Here’s one more take on Dr. Walter Mischel’s famous marshmallow study, which I analyzed last Friday. If you recall, one third of the pre-K children were able to resist the temptation to eat the marshmallow for a full fifteen minutes.
The usual way to describe those kids was that they had self-control and restraint. But that’s not the only interpretation. Mischel described them as being able to distract themselves from eating the marshmallow. They pretended it was a cloud and held it in the air. Then they pretended the marshmallow was a plane, flying around in circles and coming in for landings. Or they smacked the edge of the plate and started a game to see how high they could flip the marshmallow. Or they pretended the marshmallow was a character. They weren’t supposed to leave the chair; coming up with scenarios with the wonderfully-scented marshmallow right in front of them wasn’t easy. But many of the kids who waited the longest found a way to turn that boring, unstimulating blank room into play time. The marshmallow became a toy. They were entertaining themselves.
Is it possible that the ability to entertain oneself, as a child, was what drove their future success?
We normally think the way to teach children self-control is to be strict as parents – when we say “no,” it has to mean “no.” Parents think self-control comes from demanding kids keep their hands in their laps, their butts on their seats, and their pencils off each other’s worksheets. At home, they have to go through dinner without sliding off their chair. In the car, they need to stop roughhousing with their siblings in the back seat.
But the success of the Tools of the Mind curriculum in teaching self-control flipped that logic on its head.
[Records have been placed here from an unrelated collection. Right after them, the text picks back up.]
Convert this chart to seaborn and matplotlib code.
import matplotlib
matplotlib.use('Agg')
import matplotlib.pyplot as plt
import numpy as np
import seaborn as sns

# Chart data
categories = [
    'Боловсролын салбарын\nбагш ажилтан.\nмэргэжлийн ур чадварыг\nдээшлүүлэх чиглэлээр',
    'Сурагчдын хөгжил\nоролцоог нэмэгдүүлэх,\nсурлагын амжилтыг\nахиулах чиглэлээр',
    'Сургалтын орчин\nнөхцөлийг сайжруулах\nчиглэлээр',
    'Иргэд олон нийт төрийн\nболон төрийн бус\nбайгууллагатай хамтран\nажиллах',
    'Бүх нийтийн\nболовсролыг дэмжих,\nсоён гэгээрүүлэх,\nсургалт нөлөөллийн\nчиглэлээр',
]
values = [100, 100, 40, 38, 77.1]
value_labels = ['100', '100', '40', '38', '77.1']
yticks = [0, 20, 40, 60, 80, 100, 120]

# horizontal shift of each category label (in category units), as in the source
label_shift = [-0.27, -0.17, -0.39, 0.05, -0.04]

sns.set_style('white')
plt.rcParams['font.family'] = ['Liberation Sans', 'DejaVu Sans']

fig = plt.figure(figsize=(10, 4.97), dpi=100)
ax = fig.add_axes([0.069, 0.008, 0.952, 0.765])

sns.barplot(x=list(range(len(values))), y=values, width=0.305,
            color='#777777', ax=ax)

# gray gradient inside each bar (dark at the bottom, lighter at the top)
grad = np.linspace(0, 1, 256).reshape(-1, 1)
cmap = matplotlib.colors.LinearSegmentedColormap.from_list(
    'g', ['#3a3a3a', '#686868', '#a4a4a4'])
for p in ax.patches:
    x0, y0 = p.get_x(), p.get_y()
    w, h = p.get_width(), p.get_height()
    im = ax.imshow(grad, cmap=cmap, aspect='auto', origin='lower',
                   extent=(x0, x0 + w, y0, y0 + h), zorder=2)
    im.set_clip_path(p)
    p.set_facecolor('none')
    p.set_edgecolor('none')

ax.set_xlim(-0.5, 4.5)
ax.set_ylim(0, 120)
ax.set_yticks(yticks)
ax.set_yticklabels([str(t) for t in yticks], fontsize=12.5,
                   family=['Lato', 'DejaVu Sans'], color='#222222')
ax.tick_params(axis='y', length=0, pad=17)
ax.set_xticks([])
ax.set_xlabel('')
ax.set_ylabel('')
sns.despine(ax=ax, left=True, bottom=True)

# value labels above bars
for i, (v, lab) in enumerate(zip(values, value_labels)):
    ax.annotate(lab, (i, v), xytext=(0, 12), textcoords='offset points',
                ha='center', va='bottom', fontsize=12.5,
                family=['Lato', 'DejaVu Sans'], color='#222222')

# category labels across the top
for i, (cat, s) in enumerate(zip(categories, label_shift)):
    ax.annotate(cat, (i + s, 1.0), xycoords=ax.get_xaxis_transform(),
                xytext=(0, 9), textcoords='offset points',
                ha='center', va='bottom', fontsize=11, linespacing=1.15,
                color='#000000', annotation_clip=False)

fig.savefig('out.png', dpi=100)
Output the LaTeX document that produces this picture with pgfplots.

Tools children spend an hour each day adopting a character role and acting out mature, extended play. The kids aren’t taught obedience; they’re taught self-direction. They’re motivated – they’re having fun. This daily practice develops strong attention systems, as they learn to better and better focus on their role.
How do you know if your child is able to entertain himself or herself? Well, according to Drs. Mary Rothbart and Samuel Putnam, authors of the Early Childhood Behavior Questionaire, it’s a simple question:
How long does your child play with their favorite toy?
If it’s longer than ten minutes, that’s a good sign – indicative your child can sustain attention and avoid distraction.
It’s when children are motivated and absorbed in an activity they love that their attention systems are turned on and operating at full power. Getting children into this state more often – which is what Tools of the Mind does – is what gives their attention systems a lot of practice.
Later on in life, kids will succeed not just because they can control their impulses, but because they can take an interest in a subject and truly apply themselves.